# Extra-intestinal manifestations associated with irritable bowel syndrome: a twin



## eric (Jul 8, 1999)

FYIAliment Pharmacol Ther 2002 May;16(5):975-983 Books, LinkOut Extra-intestinal manifestations associated with irritable bowel syndrome: a twin study. Svedberg P, Johansson S, Wallander MA, Hamelin B, Pedersen NL. Department of Medical Epidemiology, Karolinska Institutet, Stockholm, Sweden, Department of Epidemiology, AstraZeneca R & D Molndal, Molndal, Sweden, Section of Preventive Cardiology, Sahlgrenska University Hospital, Goteborg University, Goteborg, Sweden, Department of Public Health and Caring Science, Uppsala University, Uppsala, Sweden, Gastrointestinal Therapy Area, AstraZeneca R & D Wilmington, PA, USA, Department of Psychology, University of Southern California, Los Angeles, CA, USA. BACKGROUND: Little is known about the role of genetic and environmental factors in irritable bowel syndrome.
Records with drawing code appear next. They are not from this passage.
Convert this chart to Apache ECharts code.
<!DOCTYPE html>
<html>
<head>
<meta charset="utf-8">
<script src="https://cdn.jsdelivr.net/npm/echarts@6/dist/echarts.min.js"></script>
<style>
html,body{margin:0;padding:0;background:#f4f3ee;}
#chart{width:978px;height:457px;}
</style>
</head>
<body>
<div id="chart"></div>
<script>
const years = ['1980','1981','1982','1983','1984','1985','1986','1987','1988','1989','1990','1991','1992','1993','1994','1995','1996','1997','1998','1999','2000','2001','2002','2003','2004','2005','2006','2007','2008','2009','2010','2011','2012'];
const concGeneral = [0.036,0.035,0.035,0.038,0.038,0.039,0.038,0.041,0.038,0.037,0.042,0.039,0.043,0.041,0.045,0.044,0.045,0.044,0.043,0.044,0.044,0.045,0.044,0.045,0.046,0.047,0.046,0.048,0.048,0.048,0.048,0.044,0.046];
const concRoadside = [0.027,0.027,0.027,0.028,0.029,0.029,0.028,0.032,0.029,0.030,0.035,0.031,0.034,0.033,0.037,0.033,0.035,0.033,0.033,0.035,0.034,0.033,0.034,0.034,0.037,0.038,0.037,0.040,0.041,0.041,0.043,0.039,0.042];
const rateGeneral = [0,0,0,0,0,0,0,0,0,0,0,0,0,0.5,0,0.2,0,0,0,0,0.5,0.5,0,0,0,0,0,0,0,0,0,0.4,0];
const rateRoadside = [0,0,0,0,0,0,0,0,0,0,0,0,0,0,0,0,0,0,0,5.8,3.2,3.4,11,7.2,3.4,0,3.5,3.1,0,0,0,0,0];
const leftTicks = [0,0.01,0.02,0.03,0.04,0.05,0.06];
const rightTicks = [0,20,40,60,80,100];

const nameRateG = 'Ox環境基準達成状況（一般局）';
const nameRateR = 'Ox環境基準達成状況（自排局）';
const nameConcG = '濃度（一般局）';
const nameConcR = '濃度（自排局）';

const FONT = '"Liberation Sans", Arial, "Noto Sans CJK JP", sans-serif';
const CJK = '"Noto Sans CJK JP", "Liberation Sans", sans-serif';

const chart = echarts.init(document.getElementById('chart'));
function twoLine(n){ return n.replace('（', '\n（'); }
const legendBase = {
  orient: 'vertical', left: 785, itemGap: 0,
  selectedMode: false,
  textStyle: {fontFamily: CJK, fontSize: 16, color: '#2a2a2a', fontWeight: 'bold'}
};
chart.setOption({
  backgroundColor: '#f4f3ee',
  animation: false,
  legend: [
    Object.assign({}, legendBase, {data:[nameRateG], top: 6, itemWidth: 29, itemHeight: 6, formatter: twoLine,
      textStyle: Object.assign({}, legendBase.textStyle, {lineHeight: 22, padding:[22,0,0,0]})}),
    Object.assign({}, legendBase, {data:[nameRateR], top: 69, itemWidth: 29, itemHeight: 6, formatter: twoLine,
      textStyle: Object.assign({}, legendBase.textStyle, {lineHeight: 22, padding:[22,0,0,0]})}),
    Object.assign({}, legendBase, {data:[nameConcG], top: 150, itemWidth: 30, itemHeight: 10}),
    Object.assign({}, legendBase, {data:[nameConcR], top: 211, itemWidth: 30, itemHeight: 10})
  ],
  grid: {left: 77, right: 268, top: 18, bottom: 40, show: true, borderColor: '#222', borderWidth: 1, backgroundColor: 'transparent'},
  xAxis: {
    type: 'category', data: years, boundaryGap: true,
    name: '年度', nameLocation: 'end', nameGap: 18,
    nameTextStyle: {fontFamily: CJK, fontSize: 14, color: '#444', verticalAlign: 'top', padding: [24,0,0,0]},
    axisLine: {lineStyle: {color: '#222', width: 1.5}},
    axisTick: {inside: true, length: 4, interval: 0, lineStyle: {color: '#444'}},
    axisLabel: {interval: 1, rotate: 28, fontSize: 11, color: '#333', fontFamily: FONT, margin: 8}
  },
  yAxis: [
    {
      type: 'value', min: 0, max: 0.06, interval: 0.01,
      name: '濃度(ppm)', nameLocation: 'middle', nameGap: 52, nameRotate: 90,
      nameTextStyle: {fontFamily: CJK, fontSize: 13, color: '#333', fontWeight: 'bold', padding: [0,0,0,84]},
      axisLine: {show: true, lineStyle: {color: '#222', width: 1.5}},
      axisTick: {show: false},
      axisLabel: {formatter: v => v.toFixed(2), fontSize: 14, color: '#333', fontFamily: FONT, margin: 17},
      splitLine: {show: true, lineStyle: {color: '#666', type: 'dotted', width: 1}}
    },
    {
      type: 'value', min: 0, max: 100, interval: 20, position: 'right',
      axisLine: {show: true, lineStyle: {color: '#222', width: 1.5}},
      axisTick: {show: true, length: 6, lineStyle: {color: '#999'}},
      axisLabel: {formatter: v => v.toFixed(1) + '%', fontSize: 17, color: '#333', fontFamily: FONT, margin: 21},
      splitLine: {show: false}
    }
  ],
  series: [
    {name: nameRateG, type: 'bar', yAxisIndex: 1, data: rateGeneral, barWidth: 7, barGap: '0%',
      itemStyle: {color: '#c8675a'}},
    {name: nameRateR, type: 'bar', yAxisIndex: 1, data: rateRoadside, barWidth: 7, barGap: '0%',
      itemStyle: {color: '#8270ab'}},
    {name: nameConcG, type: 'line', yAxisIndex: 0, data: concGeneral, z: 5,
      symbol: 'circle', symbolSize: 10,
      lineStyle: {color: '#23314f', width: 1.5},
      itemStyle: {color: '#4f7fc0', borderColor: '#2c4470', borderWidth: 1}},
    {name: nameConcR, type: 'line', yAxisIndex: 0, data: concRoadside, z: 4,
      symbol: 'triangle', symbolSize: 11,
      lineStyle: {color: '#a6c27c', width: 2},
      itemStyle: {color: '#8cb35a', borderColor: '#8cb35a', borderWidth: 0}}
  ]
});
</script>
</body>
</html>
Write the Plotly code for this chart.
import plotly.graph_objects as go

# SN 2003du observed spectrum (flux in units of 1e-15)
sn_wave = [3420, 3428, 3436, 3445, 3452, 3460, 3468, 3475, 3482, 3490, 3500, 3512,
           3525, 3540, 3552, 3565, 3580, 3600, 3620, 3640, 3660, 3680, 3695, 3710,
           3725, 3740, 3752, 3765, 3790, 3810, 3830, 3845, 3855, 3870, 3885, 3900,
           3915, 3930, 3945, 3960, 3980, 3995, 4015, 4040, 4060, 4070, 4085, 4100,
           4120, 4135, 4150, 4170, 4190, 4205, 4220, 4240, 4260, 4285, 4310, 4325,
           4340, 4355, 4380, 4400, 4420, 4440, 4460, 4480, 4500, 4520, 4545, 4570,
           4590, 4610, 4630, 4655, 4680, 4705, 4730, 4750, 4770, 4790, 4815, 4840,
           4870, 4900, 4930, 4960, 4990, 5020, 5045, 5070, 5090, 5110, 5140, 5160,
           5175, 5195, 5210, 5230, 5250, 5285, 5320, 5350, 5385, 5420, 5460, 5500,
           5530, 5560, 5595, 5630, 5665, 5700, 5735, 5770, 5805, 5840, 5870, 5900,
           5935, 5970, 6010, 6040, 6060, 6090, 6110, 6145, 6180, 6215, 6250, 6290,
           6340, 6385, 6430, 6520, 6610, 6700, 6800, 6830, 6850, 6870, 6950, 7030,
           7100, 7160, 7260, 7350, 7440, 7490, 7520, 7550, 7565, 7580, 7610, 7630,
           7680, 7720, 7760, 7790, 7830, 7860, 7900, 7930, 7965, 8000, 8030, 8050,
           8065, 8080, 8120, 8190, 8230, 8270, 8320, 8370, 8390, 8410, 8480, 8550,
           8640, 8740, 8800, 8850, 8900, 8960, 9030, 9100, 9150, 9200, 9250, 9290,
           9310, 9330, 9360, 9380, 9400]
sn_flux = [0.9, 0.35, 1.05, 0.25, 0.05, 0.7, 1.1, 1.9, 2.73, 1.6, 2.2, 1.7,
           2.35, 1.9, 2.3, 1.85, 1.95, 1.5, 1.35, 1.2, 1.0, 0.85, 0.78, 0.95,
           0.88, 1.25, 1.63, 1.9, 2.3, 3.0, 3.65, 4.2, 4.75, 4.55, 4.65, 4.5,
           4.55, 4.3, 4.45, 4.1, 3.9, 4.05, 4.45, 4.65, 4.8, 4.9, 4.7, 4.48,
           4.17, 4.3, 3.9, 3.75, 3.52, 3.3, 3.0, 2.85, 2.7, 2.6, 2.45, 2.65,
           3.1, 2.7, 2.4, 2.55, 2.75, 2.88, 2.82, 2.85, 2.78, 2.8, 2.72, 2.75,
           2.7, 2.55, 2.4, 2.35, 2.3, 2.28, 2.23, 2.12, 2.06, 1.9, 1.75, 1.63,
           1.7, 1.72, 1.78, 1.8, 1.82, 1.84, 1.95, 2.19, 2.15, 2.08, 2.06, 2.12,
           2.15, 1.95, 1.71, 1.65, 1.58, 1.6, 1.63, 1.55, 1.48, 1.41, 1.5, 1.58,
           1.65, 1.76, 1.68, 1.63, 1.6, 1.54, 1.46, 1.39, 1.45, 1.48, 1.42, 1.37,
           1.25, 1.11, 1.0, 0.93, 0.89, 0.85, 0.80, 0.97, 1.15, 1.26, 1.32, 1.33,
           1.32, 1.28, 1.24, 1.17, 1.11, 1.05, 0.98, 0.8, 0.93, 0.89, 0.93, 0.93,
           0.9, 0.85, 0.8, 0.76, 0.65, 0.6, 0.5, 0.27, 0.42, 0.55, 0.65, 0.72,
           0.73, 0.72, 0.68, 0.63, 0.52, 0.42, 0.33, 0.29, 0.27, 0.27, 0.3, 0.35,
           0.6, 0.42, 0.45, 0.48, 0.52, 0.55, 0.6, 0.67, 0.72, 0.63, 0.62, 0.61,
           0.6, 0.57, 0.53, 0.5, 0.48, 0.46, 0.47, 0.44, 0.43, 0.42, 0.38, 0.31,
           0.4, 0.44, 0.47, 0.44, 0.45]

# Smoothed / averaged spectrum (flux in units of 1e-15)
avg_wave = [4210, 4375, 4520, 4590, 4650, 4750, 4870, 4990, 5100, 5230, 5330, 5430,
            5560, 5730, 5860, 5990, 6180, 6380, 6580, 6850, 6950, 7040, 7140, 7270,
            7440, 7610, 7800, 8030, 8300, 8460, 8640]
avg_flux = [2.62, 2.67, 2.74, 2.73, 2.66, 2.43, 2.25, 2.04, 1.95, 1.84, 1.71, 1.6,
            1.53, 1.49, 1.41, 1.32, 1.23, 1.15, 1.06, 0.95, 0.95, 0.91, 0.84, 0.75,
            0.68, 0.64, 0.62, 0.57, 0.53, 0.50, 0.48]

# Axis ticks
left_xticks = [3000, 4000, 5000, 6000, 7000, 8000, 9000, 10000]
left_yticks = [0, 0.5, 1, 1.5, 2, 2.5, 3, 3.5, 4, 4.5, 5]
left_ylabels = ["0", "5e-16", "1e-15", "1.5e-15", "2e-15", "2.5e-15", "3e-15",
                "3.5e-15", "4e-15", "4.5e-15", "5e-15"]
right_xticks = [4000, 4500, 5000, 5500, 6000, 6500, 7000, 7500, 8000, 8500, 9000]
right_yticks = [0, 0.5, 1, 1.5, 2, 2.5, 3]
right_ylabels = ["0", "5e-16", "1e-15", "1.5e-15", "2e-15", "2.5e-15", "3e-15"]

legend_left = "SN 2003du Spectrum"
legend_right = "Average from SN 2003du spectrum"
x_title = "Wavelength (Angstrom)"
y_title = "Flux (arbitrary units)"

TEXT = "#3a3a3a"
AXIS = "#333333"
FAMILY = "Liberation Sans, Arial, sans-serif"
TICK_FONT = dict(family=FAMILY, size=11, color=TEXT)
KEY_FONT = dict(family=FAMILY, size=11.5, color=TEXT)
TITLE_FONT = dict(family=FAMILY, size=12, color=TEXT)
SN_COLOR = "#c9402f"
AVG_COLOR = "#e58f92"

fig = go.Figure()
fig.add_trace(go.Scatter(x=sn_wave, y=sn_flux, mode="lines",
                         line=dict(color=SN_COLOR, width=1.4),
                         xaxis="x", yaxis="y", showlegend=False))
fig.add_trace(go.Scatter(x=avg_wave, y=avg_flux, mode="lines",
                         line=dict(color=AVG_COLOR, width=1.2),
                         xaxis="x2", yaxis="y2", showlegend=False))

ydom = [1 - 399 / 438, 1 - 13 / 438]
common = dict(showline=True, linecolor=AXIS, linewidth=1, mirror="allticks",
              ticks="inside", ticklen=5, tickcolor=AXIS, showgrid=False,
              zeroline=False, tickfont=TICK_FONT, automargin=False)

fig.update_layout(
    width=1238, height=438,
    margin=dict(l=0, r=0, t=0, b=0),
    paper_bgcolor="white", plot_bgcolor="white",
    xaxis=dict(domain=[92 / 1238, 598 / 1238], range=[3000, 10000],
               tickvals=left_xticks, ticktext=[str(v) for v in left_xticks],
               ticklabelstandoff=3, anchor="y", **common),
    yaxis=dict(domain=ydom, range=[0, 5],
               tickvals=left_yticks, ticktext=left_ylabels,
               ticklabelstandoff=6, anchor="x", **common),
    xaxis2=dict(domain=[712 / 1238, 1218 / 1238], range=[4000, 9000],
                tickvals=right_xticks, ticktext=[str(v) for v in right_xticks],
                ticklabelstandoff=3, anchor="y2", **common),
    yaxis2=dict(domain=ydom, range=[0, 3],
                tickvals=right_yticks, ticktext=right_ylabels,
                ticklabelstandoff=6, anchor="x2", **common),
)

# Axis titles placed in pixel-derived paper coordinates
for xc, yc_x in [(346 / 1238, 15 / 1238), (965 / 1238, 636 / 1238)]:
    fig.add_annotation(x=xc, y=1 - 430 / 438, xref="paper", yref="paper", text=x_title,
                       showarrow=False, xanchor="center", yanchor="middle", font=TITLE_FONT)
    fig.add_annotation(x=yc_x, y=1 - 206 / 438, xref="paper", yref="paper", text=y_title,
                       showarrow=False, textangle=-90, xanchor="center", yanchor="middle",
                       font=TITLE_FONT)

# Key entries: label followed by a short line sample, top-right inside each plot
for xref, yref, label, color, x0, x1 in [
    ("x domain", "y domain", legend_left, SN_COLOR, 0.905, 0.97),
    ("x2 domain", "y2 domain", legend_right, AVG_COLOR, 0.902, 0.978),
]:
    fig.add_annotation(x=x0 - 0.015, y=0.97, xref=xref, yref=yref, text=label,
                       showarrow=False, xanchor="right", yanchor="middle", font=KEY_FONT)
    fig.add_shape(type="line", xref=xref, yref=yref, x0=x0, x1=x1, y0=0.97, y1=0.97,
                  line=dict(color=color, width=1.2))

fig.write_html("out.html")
Various extra-intestinal manifestations are more prevalent in cases than in controls. Genetic effects may be important in the liability to develop functional bowel disorders. AIMS: To evaluate the associations of irritable bowel syndrome with several disorders co-morbid with the condition, using both a case-control design and a co-twin control design. METHODS: A sample of 850 Swedish twin pairs, aged 18-85 years, was contacted for a telephone interview. Through a diagnostic algorithm, 72 unrelated cases of irritable bowel syndrome and 216 age- and gender-matched controls were identified. Fifty-eight twin pairs discordant for irritable bowel syndrome were evaluated in co-twin analyses. RESULTS: Renal problems (odds ratio (OR)=3.3; confidence interval (CI), 1.3-8.2), obesity (OR=2.6; CI, 1.0-6.4), underweight in the past (OR=2.4; CI, 1.1-6.4), gluten intolerance (OR=9.0; CI, 1.4-60.1), rheumatoid arthritis (OR=3.2; CI, 1.1-9.4) and poor self-rated health (OR=1.8; CI, 1.0-3.2) were significantly associated with irritable bowel syndrome. In the co-twin analyses, the only factors maintaining significance were renal and recurrent urinary tract problems. CONCLUSIONS: The association between irritable bowel syndrome and renal and urinary tract problems does not reflect a genetic or familial mediation. Eating disorders in childhood represent a familial-environmental influence on irritable bowel syndrome, whereas the association with rheumatoid arthritis and perhaps gluten intolerance probably reflects genetic mediation. PMID: 11966507


----------